They may be smaller in size than their largemouth cousins, but smallmouth bass are pound-for-pound among the feistiest freshwater fish. Known for their strength and fighting ability, smallmouth bass — also known as bronzebacks — have earned a place near the top of any bass angler’s list of targets.

What lures you tie on, though, when you’re targeting these tenacious fish depends on a variety of factors. There are a wide range of lures that will do the job, but there are a handful that are nearly guaranteed to entice a smallmouth strike.

Tubes

I’ve heard it said that tubes are the workhorse of smallmouth fishing. Anyone who’s inserted a lead jighead into a tube and dragged it across rocky shoals or the bottom of a river to imitate a crawfish will attest to this. You can also use tubes’s spiraling action to target fish on the beds in shallow water, creep them along rocky points, or rig it weedless and pitch it into weeds for solid results, too. 

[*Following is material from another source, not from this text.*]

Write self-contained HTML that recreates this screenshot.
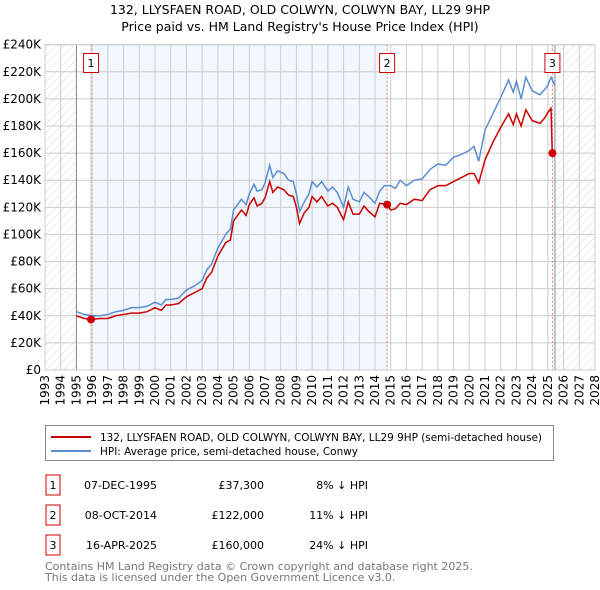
<!DOCTYPE html>
<html><head><meta charset="utf-8"><style>
body{margin:0;background:#fff;}
svg{display:block;font-family:"DejaVu Sans","Liberation Sans",sans-serif;}
</style></head><body>
<svg id="c" width="600" height="590" xmlns="http://www.w3.org/2000/svg">
<defs>
<pattern id="hatch" width="6" height="6" patternUnits="userSpaceOnUse" patternTransform="rotate(45)">
<line x1="0" y1="0" x2="0" y2="6" stroke="#ccc" stroke-width="0.8"/>
</pattern>
</defs>
<text x="300" y="14" text-anchor="middle" font-size="12.5">132, LLYSFAEN ROAD, OLD COLWYN, COLWYN BAY, LL29 9HP</text>
<text x="300" y="31" text-anchor="middle" font-size="12.5">Price paid vs. HM Land Registry's House Price Index (HPI)</text>
<g id="plot"></g>
<g>
<rect x="45.5" y="425.5" width="508" height="35" fill="#fff" stroke="#888"/>
<line x1="51" y1="437" x2="91" y2="437" stroke="#cc0000" stroke-width="2"/>
<text x="100" y="441" font-size="10.5" textLength="442" lengthAdjust="spacingAndGlyphs">132, LLYSFAEN ROAD, OLD COLWYN, COLWYN BAY, LL29 9HP (semi-detached house)</text>
<line x1="51" y1="451" x2="91" y2="451" stroke="#5b8ed1" stroke-width="2"/>
<text x="100" y="455" font-size="10.5" textLength="258" lengthAdjust="spacingAndGlyphs">HPI: Average price, semi-detached house, Conwy</text>
</g>
<g font-size="11">
<rect x="46" y="475" width="14" height="20" fill="#fff" stroke="#cc0000"/><text x="53" y="489" text-anchor="middle">1</text>
<text x="157" y="489" text-anchor="end">07-DEC-1995</text><text x="264" y="489" text-anchor="end">£37,300</text><text x="368" y="489" text-anchor="end">8% ↓ HPI</text>
<rect x="46" y="505" width="14" height="20" fill="#fff" stroke="#cc0000"/><text x="53" y="519" text-anchor="middle">2</text>
<text x="157" y="519" text-anchor="end">08-OCT-2014</text><text x="264" y="519" text-anchor="end">£122,000</text><text x="368" y="519" text-anchor="end">11% ↓ HPI</text>
<rect x="46" y="535" width="14" height="20" fill="#fff" stroke="#cc0000"/><text x="53" y="549" text-anchor="middle">3</text>
<text x="157" y="549" text-anchor="end">16-APR-2025</text><text x="264" y="549" text-anchor="end">£160,000</text><text x="368" y="549" text-anchor="end">24% ↓ HPI</text>
</g>
<text x="45" y="570" font-size="11" fill="#777">Contains HM Land Registry data © Crown copyright and database right 2025.</text>
<text x="45" y="581" font-size="11" fill="#777">This data is licensed under the Open Government Licence v3.0.</text>
</svg>
<script>
const yearTicks=[1993,1994,1995,1996,1997,1998,1999,2000,2001,2002,2003,2004,2005,2006,2007,2008,2009,2010,2011,2012,2013,2014,2015,2016,2017,2018,2019,2020,2021,2022,2023,2024,2025,2026,2027,2028];
const priceTicks=[0,20,40,60,80,100,120,140,160,180,200,220,240];
const hpiT=[1995.0,1995.5,1996,1996.5,1997,1997.5,1998,1998.5,1999,1999.5,2000,2000.4,2000.7,2001,2001.5,2002,2002.5,2003,2003.3,2003.6,2004,2004.5,2004.8,2005,2005.5,2005.8,2006,2006.3,2006.5,2006.8,2007,2007.3,2007.5,2007.8,2008.2,2008.5,2008.8,2009.0,2009.2,2009.5,2009.8,2010.0,2010.3,2010.6,2011.0,2011.3,2011.6,2012.0,2012.3,2012.6,2013.0,2013.3,2013.6,2014.0,2014.3,2014.6,2015.0,2015.3,2015.6,2016.0,2016.5,2017,2017.5,2018.0,2018.5,2019,2019.5,2020.0,2020.3,2020.6,2021.0,2021.5,2022.0,2022.5,2022.8,2023.0,2023.3,2023.6,2024.0,2024.5,2024.8,2025.0,2025.2,2025.45];
const hpiV=[43,41,40,40,41,43,44,46,46,47,50,48,52,52,53,59,62,66,74,78,90,100,104,118,126,122,130,137,132,133,138,151,142,147,145,140,139,130,117,124,130,139,135,139,132,135,131,120,135,126,124,131,128,123,132,136,136,134,140,136,140,141,148,152,151,157,159,162,165,154,177,189,201,214,205,213,200,216,206,203,207,210,216,210];
const ppT=[1995.0,1995.5,1995.93,1996.5,1997,1997.5,1998,1998.5,1999,1999.5,2000,2000.4,2000.7,2001,2001.5,2002,2002.5,2003,2003.3,2003.6,2004,2004.5,2004.8,2005,2005.5,2005.8,2006,2006.3,2006.5,2006.8,2007,2007.3,2007.5,2007.8,2008.2,2008.5,2008.8,2009.0,2009.2,2009.5,2009.8,2010.0,2010.3,2010.6,2011.0,2011.3,2011.6,2012.0,2012.3,2012.6,2013.0,2013.3,2013.6,2014.0,2014.3,2014.77,2015.0,2015.3,2015.6,2016.0,2016.5,2017,2017.5,2018.0,2018.5,2019,2019.5,2020.0,2020.3,2020.6,2021.0,2021.5,2022.0,2022.5,2022.8,2023.0,2023.3,2023.6,2024.0,2024.5,2024.8,2025.0,2025.2,2025.28,2025.29];
const ppV=[40,38,37.3,38,38,40,41,42,42,43,46,44,48,48,49,54,57,60,68,72,84,94,96,110,118,114,122,127,121,123,127,139,131,135,133,129,128,120,108,116,120,128,124,128,121,123,120,111,124,115,115,121,117,113,123,122,118,119,123,122,126,125,133,136,136,139,142,145,145,138,155,168,179,189,181,189,180,192,184,182,186,190,193,160,160];
const sales=[{t:1995.93,v:37.3,n:'1'},{t:2014.77,v:122,n:'2'},{t:2025.29,v:160,n:'3'}];

const X0=45,X1=595,Y0=370,Y1=44.7;
const xs=t=>X0+(t-1993)/(2028-1993)*(X1-X0);
const ys=v=>Y0-v/240*(Y0-Y1);
const NS='http://www.w3.org/2000/svg';
const plot=document.getElementById('plot');
function mk(tag,attrs,parent){const e=document.createElementNS(NS,tag);for(const k in attrs)e.setAttribute(k,attrs[k]);(parent||plot).appendChild(e);return e;}

let bg=mk('rect',{x:X0,y:Y1,width:X1-X0,height:Y0-Y1,fill:'#fff'});


let sh=mk('rect',{x:xs(sales[0].t),y:Y1,width:xs(sales[1].t)-xs(sales[0].t),height:Y0-Y1,fill:'#f2f6fd'});


let h1=mk('rect',{x:X0,y:Y1,width:xs(1995)-X0,height:Y0-Y1,fill:'url(#hatch)'});


let h2=mk('rect',{x:xs(2025.45),y:Y1,width:X1-xs(2025.45),height:Y0-Y1,fill:'url(#hatch)'});



yearTicks.forEach(y=>{
  let l=mk('line',{x1:xs(y),x2:xs(y),y1:Y1,y2:Y0,stroke:'#ccc','stroke-width':1});
  
  
  let t=mk('text',{x:0,y:0,'font-size':12,'text-anchor':'end',transform:`translate(${xs(y)+4},${Y0+5}) rotate(-90)`});
  t.textContent=y;
  
  
});
priceTicks.forEach(p=>{
  let l=mk('line',{x1:X0,x2:X1,y1:ys(p),y2:ys(p),stroke:'#ccc','stroke-width':1});
  
  
  let t=mk('text',{x:X0-4,y:ys(p)+4,'font-size':12,'text-anchor':'end'});
  t.textContent=p===0?'£0':'£'+p+'K';
  
  
});
let b1=mk('line',{x1:xs(1995),x2:xs(1995),y1:Y1,y2:Y0,stroke:'#888'});


let b2=mk('line',{x1:xs(2025.45),x2:xs(2025.45),y1:Y1,y2:Y0,stroke:'#889'});


sales.forEach(s=>{
  let l=mk('line',{x1:xs(s.t),x2:xs(s.t),y1:Y1,y2:Y0,stroke:'#e77','stroke-dasharray':'2,2'});
  
  
});
let hp=mk('polyline',{points:hpiT.map((t,i)=>xs(t)+','+ys(hpiV[i])).join(' '),fill:'none',stroke:'#5b8ed1','stroke-width':1.5});


let pp=mk('polyline',{points:ppT.map((t,i)=>xs(t)+','+ys(ppV[i])).join(' '),fill:'none',stroke:'#cc0000','stroke-width':1.5});


sales.forEach(s=>{
  let c=mk('circle',{cx:xs(s.t),cy:ys(s.v),r:4,fill:'#cc0000'});
  
  
  let r=mk('rect',{x:xs(s.t)-7.5,y:53.5,width:15,height:19,fill:'#fff',stroke:'#cc0000'});
  
  
  let t=mk('text',{x:xs(s.t),y:67,'font-size':11,'text-anchor':'middle'});
  t.textContent=s.n;
  
  
});
let fr=mk('rect',{x:X0,y:Y1,width:X1-X0,height:Y0-Y1,fill:'none',stroke:'#ccc'});


</script>
</body></html>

Go-to colors: Green pumpkin, watermelon with varied flakes, or white for spawning fish. 

Dropshot Rig

Some of you may remember that, in 2007, professional angler Edwin Evers averaged over 21 pounds of smallmouth bass a day to win the Bassmaster Elite Series tournament on Lake Erie that year. He did this using a variety of soft plastic baits on a dropshot rig. Every bass angler needs to be familiar with the drop shot rig; it’s become a “never-leave-home-without-it” rig for fishing year-round, from depths of six inches to 100 feet.  

Go-to colors: Green pumpkin and shad-based patterns work well. Go with plastics that imitate gobies, crawfish, or baitfish.

Jerkbaits

Smallmouth tend to be visually enticed, and in clear water they’ll come from a long way to strike at the erratic action of a jerkbait. With jerkbaits, you’ll find that some days fish want it moved fast, while on other days they’ll crush it on the pause.  Whether smallmouth are actively chasing schools of baitfish or seeking lone stragglers, the action of a jerkbait is something you don’t want to target smallmouths without. 

Go-to colors: I’ve had great luck with Clown, as well as blue/back with clear sides.

Spinnerbait

Of course, no angler worth his salt hits the water without a few spinnerbaits on hand. Smallmouth like bright colors and fast retrieves, and heavier spinnerbaits—3/4 ounce and up—can be retrieved at warp speed without breaking the surface. One tip, though: make sure to use a trailer hook, as smallmouth bass are notorious for slapping and striking at a bait, but not getting hooked.

Go-to colors: With smallies, I’ve found the more colorful the better. I usually start with a chartreuse skirt with twin willowleaf blades, but sometimes I’ll move to orange or even pink.